I’ll tell you what’s magic:
Magic is developing a new crop that takes advantage of our
unique conditions and talents and sending it overseas to
increase our exports.
Magic is getting our research institutions working with industry in constructive partnerships.
Magic is the business skill and entrepreneurship that invests in these projects and makes them work.
That is my idea of truly magic mushrooms.
I’m looking forward to trying these products.
One of the little known perks of being the minister with responsibility for our primary industries is that I get to try all sorts of new food products - as well as a few of our finest.

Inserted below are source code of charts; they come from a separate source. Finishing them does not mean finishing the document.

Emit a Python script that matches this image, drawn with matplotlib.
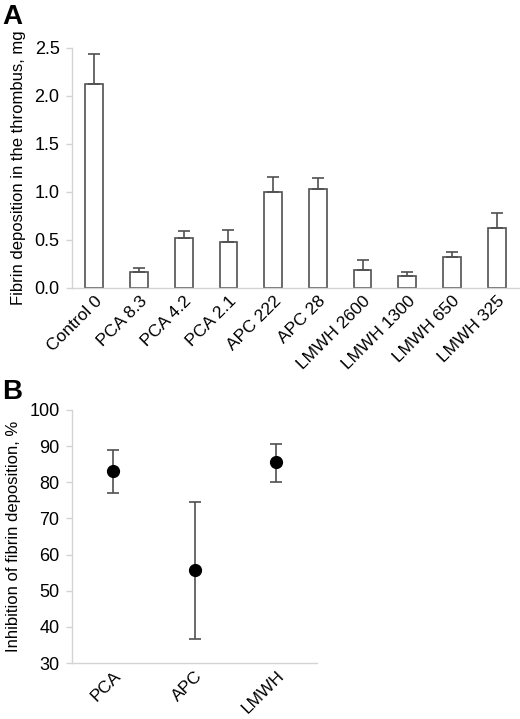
import matplotlib
matplotlib.use('Agg')
import matplotlib.pyplot as plt

plt.rcParams['font.family'] = ['Liberation Sans', 'DejaVu Sans']

# panel A data
groups = ['Control 0', 'PCA 8.3', 'PCA 4.2', 'PCA 2.1', 'APC 222', 'APC 28',
          'LMWH 2600', 'LMWH 1300', 'LMWH 650', 'LMWH 325']
fibrin = [2.12, 0.17, 0.52, 0.48, 1.00, 1.03, 0.19, 0.13, 0.32, 0.63]
fibrin_err = [0.32, 0.04, 0.07, 0.12, 0.16, 0.12, 0.10, 0.04, 0.06, 0.15]

# panel B data
agents = ['PCA', 'APC', 'LMWH']
inhibition = [83.0, 55.8, 85.5]
inh_low = [77.1, 36.6, 80.2]
inh_high = [88.9, 74.6, 90.6]

axis_col = '#d4d4d4'
edge_col = '#505050'

fig = plt.figure(figsize=(5.2, 7.19), dpi=100)


def style_axes(ax):
    for side in ['top', 'right']:
        ax.spines[side].set_visible(False)
    for side in ['left', 'bottom']:
        ax.spines[side].set_color(axis_col)
        ax.spines[side].set_linewidth(1.0)
    ax.tick_params(axis='y', colors=axis_col, labelcolor='black',
                   length=4, width=1.0, labelsize=13, pad=5)
    ax.tick_params(axis='x', length=0, labelsize=12.5, pad=4)


# ---- A ----
axA = fig.add_axes([72 / 520, 1 - 288 / 719, 447 / 520, 240 / 719])
xa = list(range(len(groups)))
axA.bar(xa, fibrin, width=0.4, color='white', edgecolor=edge_col, linewidth=1.2)
axA.errorbar(xa, fibrin, yerr=[[0] * len(fibrin), fibrin_err], fmt='none',
             ecolor=edge_col, elinewidth=1.2, capsize=4.5, capthick=1.2)
axA.set_xlim(-0.5, 9.5)
axA.set_ylim(0, 2.5)
axA.set_yticks([0, 0.5, 1.0, 1.5, 2.0, 2.5])
axA.set_yticklabels(['%.1f' % v for v in [0, 0.5, 1.0, 1.5, 2.0, 2.5]])
axA.set_xticks(xa)
axA.set_xticklabels(groups, rotation=45, ha='right', rotation_mode='anchor')
axA.set_ylabel('Fibrin deposition in the thrombus, mg', fontsize=12, labelpad=6)
style_axes(axA)
fig.text(0.004, 0.995, 'A', fontsize=20, fontweight='bold', va='top', ha='left')

# ---- B ----
axB = fig.add_axes([72 / 520, 1 - 663 / 719, 245 / 520, 253 / 719])
xb = list(range(len(agents)))
lo = [m - l for m, l in zip(inhibition, inh_low)]
hi = [h - m for m, h in zip(inhibition, inh_high)]
axB.errorbar(xb, inhibition, yerr=[lo, hi], fmt='none', ecolor=edge_col,
             elinewidth=1.2, capsize=4.5, capthick=1.2)
axB.plot(xb, inhibition, 'o', color='black', markersize=8.5, zorder=3)
axB.set_xlim(-0.5, 2.5)
axB.set_ylim(30, 100)
axB.set_yticks(range(30, 101, 10))
axB.set_xticks(xb)
axB.set_xticklabels(agents, rotation=45, ha='right', rotation_mode='anchor')
axB.set_ylabel('Inhibition of fibrin deposition, %', fontsize=12, labelpad=6)
style_axes(axB)
fig.text(0.004, 1 - 379 / 719, 'B', fontsize=20, fontweight='bold', va='top', ha='left')

fig.savefig('out.png', dpi=100)
plt.close()
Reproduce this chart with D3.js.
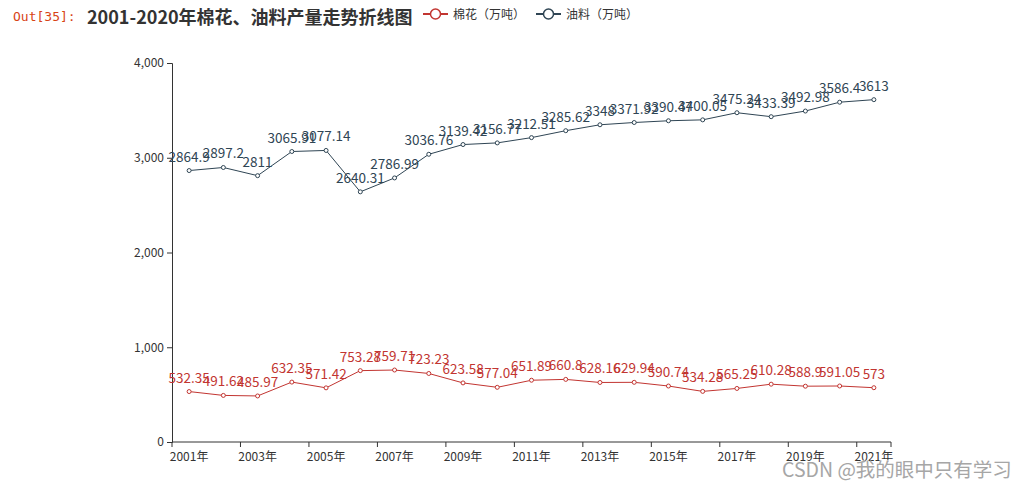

Not long ago, I went to the launch of a new aquaculture research centre where they are developing smoked eel. Earlier this year I went to the launch of a new joint marketing campaign for our Marlborough wine and greenshell mussells. And a couple of weeks ago I was in the deep south for a promotion of our finest lamb. (I tell you, it’s a tough job… but someone has to do it!)
What you realise from these sorts of events is how exciting our cuisine is becoming. We are producing world class, excellent foods that are outstanding and sought after on the world’s dinner plates.
In the long run, higher incomes and a higher standard of living for New Zealanders will only come from innovation and leadership like this.
Yesterday, the government produced a budget that I’m proud of, and that I think will help New Zealanders considerably with the pressures of current living costs.
But for all that, true long term innovation and success doesn’t come from budgets. It comes from a series of compelling advances such as we are celebrating today. So to everyone involved, congratulations and I wish you all the best for the future of this product.